Royal Entry
The Royal Entry, also known by various names, including Triumphal Entry, Joyous Entry, embraced the ceremonial and festivities accompanying a formal entry by a ruler or his representative into a city in the Middle Ages and Early Modern Period in Europe. The entry centred on a procession carrying the entering prince into the city, where he was greeted and paid appropriate homage by the civic authorities. A feast and other celebrations would follow.
The Entry began as a gesture of loyalty and fealty by a city to the ruler, with its origins in the adventus celebrated for Roman emperors, which were formal entries far more frequent than triumphs. The first visit by a new ruler was normally the occasion, or the first visit with a new spouse. For the capital they often merged with the Coronation festivities, and for provincial cities they replaced it, sometimes as part of a Royal Progress, or tour of major cities in a realm.

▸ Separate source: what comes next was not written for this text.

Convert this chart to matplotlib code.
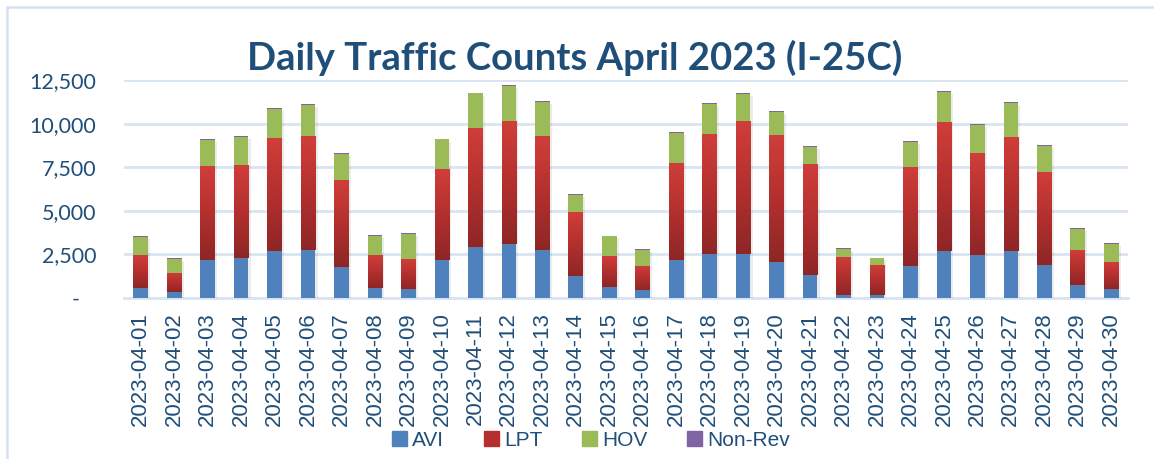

From the late Middle Ages entries became the occasion for increasingly lavish displays of pageantry and propaganda. The devising of the iconography, aside from highly conventional patterns into which it quickly settled, was managed with scrupulous care on the part of the welcoming city by municipal leaders in collaboration with the chapter of the cathedral, the university, or hired specialists. Often the greatest artists, writers and composers of the period were involved in the creation of temporary decorations, of which little record now survives, at least from the early period.